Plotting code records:

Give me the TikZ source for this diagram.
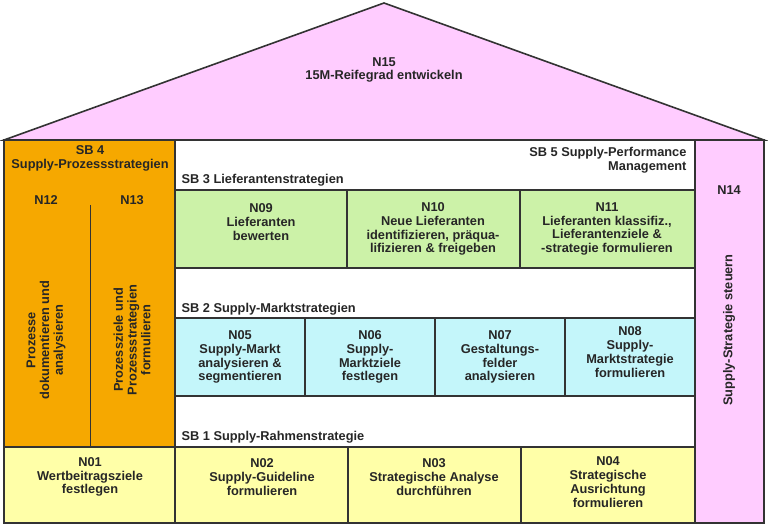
\documentclass[tikz,border=0pt]{standalone}
\usepackage{fontspec}
\setmainfont{Liberation Sans}
\begin{document}
\begin{tikzpicture}[x=1pt,y=-1pt,
  box/.style={draw=black!80,line width=1.6pt},
  lbl/.style={font=\bfseries\fontsize{12.8}{13.8}\selectfont,align=center,text=black!85},
  ttl/.style={font=\bfseries\fontsize{12.8}{13.8}\selectfont,anchor=west,text=black!85}]
\definecolor{pk}{HTML}{FFCCFF}
\definecolor{og}{HTML}{F6A800}
\definecolor{gr}{HTML}{CCF2A8}
\definecolor{cy}{HTML}{C4F6FA}
\definecolor{ye}{HTML}{FFFFA8}
\useasboundingbox (0,0) rectangle (768,526);
% roof
\draw[box,fill=pk] (4,140) -- (384,3) -- (764,140) -- cycle;
\node[lbl] (n15) at (384,70) {N15\\15M-Reifegrad entwickeln};
% middle white
\draw[box,fill=white] (175,140) rectangle (695,447);
% left SB4
\draw[box,fill=og] (4,140) rectangle (175,447);
\draw[black!80,line width=1pt] (90,205) -- (90,447);
\node[lbl] (sb4) at (90,158) {SB 4\\Supply-Prozessstrategien};
\node[lbl] (n12) at (46,200) {N12};
\node[lbl] (n13) at (132,200) {N13};
\node[lbl,rotate=90] (t12) at (46,340) {Prozesse\\dokumentieren und\\analysieren};
\node[lbl,rotate=90] (t13) at (132,340) {Prozessziele und\\Prozessstrategien\\formulieren};
% right N14
\draw[box,fill=pk] (695,140) rectangle (764,523);
\node[lbl] (n14) at (729,190) {N14};
\node[lbl,rotate=90] (t14) at (729,330) {Supply-Strategie steuern};
% titles
\node[lbl,align=right,anchor=north east] (sb5) at (690,144) {SB 5 Supply-Performance\\Management};
\node[ttl] (sb3) at (178,180) {SB 3 Lieferantenstrategien};
\node[ttl] (sb2) at (178,309) {SB 2 Supply-Marktstrategien};
\node[ttl] (sb1) at (178,437) {SB 1 Supply-Rahmenstrategie};
% green row
\draw[box,fill=gr] (175,190) rectangle (347,268);
\draw[box,fill=gr] (347,190) rectangle (520,268);
\draw[box,fill=gr] (520,190) rectangle (695,268);
\node[lbl] (n09) at (261,222) {N09\\Lieferanten\\bewerten};
\node[lbl] (n10) at (433,229) {N10\\Neue Lieferanten\\identifizieren, präqua-\\lifizieren \& freigeben};
\node[lbl] (n11) at (607,229) {N11\\Lieferanten klassifiz.,\\Lieferantenziele \&\\-strategie formulieren};
% cyan row
\draw[box,fill=cy] (175,318) rectangle (305,396);
\draw[box,fill=cy] (305,318) rectangle (435,396);
\draw[box,fill=cy] (435,318) rectangle (565,396);
\draw[box,fill=cy] (565,318) rectangle (695,396);
\node[lbl] (n05) at (240,357) {N05\\Supply-Markt\\analysieren \&\\segmentieren};
\node[lbl] (n06) at (370,357) {N06\\Supply-\\Marktziele\\festlegen};
\node[lbl] (n07) at (500,357) {N07\\Gestaltungs-\\felder\\analysieren};
\node[lbl] (n08) at (630,352) {N08\\Supply-\\Marktstrategie\\formulieren};
% yellow row
\draw[box,fill=ye] (4,447) rectangle (175,523);
\draw[box,fill=ye] (175,447) rectangle (348,523);
\draw[box,fill=ye] (348,447) rectangle (521,523);
\draw[box,fill=ye] (521,447) rectangle (695,523);
\node[lbl] (n01) at (90,477) {N01\\Wertbeitragsziele\\festlegen};
\node[lbl] (n02) at (262,477) {N02\\Supply-Guideline\\formulieren};
\node[lbl] (n03) at (434,477) {N03\\Strategische Analyse\\durchführen};
\node[lbl] (n04) at (608,482) {N04\\Strategische\\Ausrichtung\\formulieren};
\end{tikzpicture}
\end{document}
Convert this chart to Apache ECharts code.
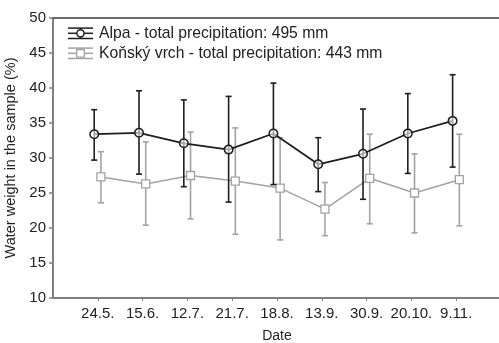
<!DOCTYPE html>
<html>
<head>
<meta charset="utf-8">
<script src="https://cdn.jsdelivr.net/npm/echarts@6/dist/echarts.min.js"></script>
<style>
  html, body { margin: 0; padding: 0; background: #fff; }
  #chart { width: 499px; height: 343px; }
</style>
</head>
<body>
<div id="chart"></div>
<script>
// Sampling dates
const dates = ['24.5.', '15.6.', '12.7.', '21.7.', '18.8.', '13.9.', '30.9.', '20.10.', '9.11.'];

// Alpa: mean water weight (%) with lower / upper whisker ends
const alpaMean = [33.4, 33.6, 32.1, 31.2, 33.5, 29.1, 30.6, 33.5, 35.3];
const alpaLow  = [29.7, 27.7, 25.9, 23.7, 26.2, 25.2, 24.1, 27.8, 28.7];
const alpaHigh = [36.9, 39.6, 38.3, 38.8, 40.7, 32.9, 37.0, 39.2, 41.9];

// Koňský vrch: mean water weight (%) with lower / upper whisker ends
const konMean = [27.3, 26.3, 27.5, 26.7, 25.7, 22.7, 27.1, 25.0, 26.9];
const konLow  = [23.6, 20.4, 21.3, 19.1, 18.3, 18.9, 20.6, 19.3, 20.3];
const konHigh = [30.9, 32.3, 33.7, 34.3, 32.9, 26.5, 33.4, 30.6, 33.4];

const seriesNames = ['Alpa - total precipitation: 495 mm', 'Koňský vrch - total precipitation: 443 mm'];
const yTicks = [10, 15, 20, 25, 30, 35, 40, 45, 50];

const FONT = 'Liberation Sans, Arial, sans-serif';
const BLACK = '#1e1e1e';
const GREY = '#a3a3a3';

// the two sites are drawn slightly apart around each date
const shiftA = -0.08, shiftK = 0.07;
const pos = (i, s) => i + 1 + s;

const meanPts = (arr, s) => arr.map((v, i) => [pos(i, s), v]);
const barPts = (lo, hi, s) => lo.map((v, i) => [pos(i, s), v, hi[i]]);

function errorBar(color) {
  return function (params, api) {
    const x = api.value(0);
    const lo = api.coord([x, api.value(1)]);
    const hi = api.coord([x, api.value(2)]);
    const cap = 3;
    const style = { stroke: color, lineWidth: 1.6, fill: null };
    return {
      type: 'group',
      children: [
        { type: 'line', shape: { x1: lo[0], y1: lo[1], x2: hi[0], y2: hi[1] }, style },
        { type: 'line', shape: { x1: hi[0] - cap, y1: hi[1], x2: hi[0] + cap, y2: hi[1] }, style },
        { type: 'line', shape: { x1: lo[0] - cap, y1: lo[1], x2: lo[0] + cap, y2: lo[1] }, style }
      ]
    };
  };
}

// legend glyph: whisker with caps, connecting line and marker
function legendGlyph(cy, color, marker) {
  const x1 = 68, x2 = 93, cx = 80.5, h = 5.2;
  const st = { stroke: color, lineWidth: 1.5, fill: null };
  const els = [
    { type: 'line', shape: { x1, y1: cy - h, x2, y2: cy - h }, style: st },
    { type: 'line', shape: { x1, y1: cy, x2, y2: cy }, style: st },
    { type: 'line', shape: { x1, y1: cy + h, x2, y2: cy + h }, style: st },
    { type: 'line', shape: { x1: cx, y1: cy - h, x2: cx, y2: cy + h }, style: st }
  ];
  if (marker === 'circle') {
    els.push({ type: 'circle', shape: { cx, cy, r: 3.6 }, style: { stroke: color, lineWidth: 1.5, fill: '#fff' } });
  } else {
    els.push({ type: 'rect', shape: { x: cx - 3.8, y: cy - 3.8, width: 7.6, height: 7.6 }, style: { stroke: color, lineWidth: 1.3, fill: '#fff' } });
  }
  return els;
}

const chart = echarts.init(document.getElementById('chart'), null, { renderer: 'canvas' });

chart.setOption({
  backgroundColor: '#fff',
  animation: false,
  textStyle: { fontFamily: FONT },
  grid: { left: 53, top: 18, width: 448, height: 280, outerBoundsMode: 'none', containLabel: false },
  xAxis: [{
    type: 'value',
    min: 0, max: 10, interval: 1,
    name: 'Date',
    nameLocation: 'middle',
    nameGap: 31,
    nameTextStyle: { fontSize: 14, color: '#222', fontFamily: FONT },
    axisLine: { lineStyle: { color: '#808080', width: 2 } },
    axisTick: { show: true, length: 3, lineStyle: { color: '#808080', width: 1 },
      customValues: dates.map((d, i) => i + 1) },
    axisLabel: { fontSize: 15, color: '#222', margin: 8, fontFamily: FONT,
      customValues: dates.map((d, i) => i + 1),
      formatter: v => dates[Math.round(v) - 1] || '' },
    splitLine: { show: false }
  }, {
    type: 'value', position: 'top',
    min: 0, max: 10,
    axisLine: { show: true, onZero: false, lineStyle: { color: '#3a3a3a', width: 1.5 } },
    axisTick: { show: false }, axisLabel: { show: false }, splitLine: { show: false }
  }],
  yAxis: {
    type: 'value',
    min: 10, max: 50, interval: 5,
    name: 'Water weight in the sample (%)',
    nameLocation: 'middle',
    nameRotate: 90,
    nameGap: 32,
    nameTextStyle: { fontSize: 14.5, color: '#222', fontFamily: FONT },
    axisLine: { show: true, lineStyle: { color: '#808080', width: 2 } },
    axisTick: { show: true, length: 4, lineStyle: { color: '#808080', width: 1.5 } },
    axisLabel: { fontSize: 15, color: '#222', margin: 7, fontFamily: FONT,
      formatter: v => (yTicks.indexOf(v) >= 0 ? String(v) : '') },
    splitLine: { show: false }
  },
  series: [
    {
      type: 'custom', name: seriesNames[1] + ' bars',
      renderItem: errorBar(GREY),
      data: barPts(konLow, konHigh, shiftK),
      encode: { x: 0, y: [1, 2] }, z: 2
    },
    {
      type: 'line', name: seriesNames[1],
      data: meanPts(konMean, shiftK),
      symbol: 'rect', symbolSize: 8,
      lineStyle: { color: GREY, width: 1.5 },
      itemStyle: { color: '#fff', borderColor: GREY, borderWidth: 1.3 },
      z: 3
    },
    {
      type: 'custom', name: seriesNames[0] + ' bars',
      renderItem: errorBar(BLACK),
      data: barPts(alpaLow, alpaHigh, shiftA),
      encode: { x: 0, y: [1, 2] }, z: 4
    },
    {
      type: 'line', name: seriesNames[0],
      data: meanPts(alpaMean, shiftA),
      symbol: 'circle', symbolSize: 8.5,
      lineStyle: { color: BLACK, width: 1.7 },
      itemStyle: { color: 'rgba(255,255,255,0.6)', borderColor: BLACK, borderWidth: 1.5 },
      z: 5
    }
  ],
  graphic: [
    ...legendGlyph(33.3, BLACK, 'circle'),
    ...legendGlyph(53.3, GREY, 'rect'),
    { type: 'text', x: 99, y: 33.3, style: { text: seriesNames[0], font: '15.7px ' + FONT, fill: '#222', verticalAlign: 'middle' } },
    { type: 'text', x: 99, y: 53.3, style: { text: seriesNames[1], font: '15.7px ' + FONT, fill: '#222', verticalAlign: 'middle' } }
  ]
});
</script>
</body>
</html>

== What you will do ==
Reproduce exactly the section that begins with the line containing "Convert this chart to Apache ECharts code." and ends with the line containing "37.0, 39.2, 41.9];". Both boundary lines belong in the copy, but pictures do not.

== Full response ==
Convert this chart to Apache ECharts code.
<!DOCTYPE html>
<html>
<head>
<meta charset="utf-8">
<script src="https://cdn.jsdelivr.net/npm/echarts@6/dist/echarts.min.js"></script>
<style>
  html, body { margin: 0; padding: 0; background: #fff; }
  #chart { width: 499px; height: 343px; }
</style>
</head>
<body>
<div id="chart"></div>
<script>
// Sampling dates
const dates = ['24.5.', '15.6.', '12.7.', '21.7.', '18.8.', '13.9.', '30.9.', '20.10.', '9.11.'];

// Alpa: mean water weight (%) with lower / upper whisker ends
const alpaMean = [33.4, 33.6, 32.1, 31.2, 33.5, 29.1, 30.6, 33.5, 35.3];
const alpaLow  = [29.7, 27.7, 25.9, 23.7, 26.2, 25.2, 24.1, 27.8, 28.7];
const alpaHigh = [36.9, 39.6, 38.3, 38.8, 40.7, 32.9, 37.0, 39.2, 41.9];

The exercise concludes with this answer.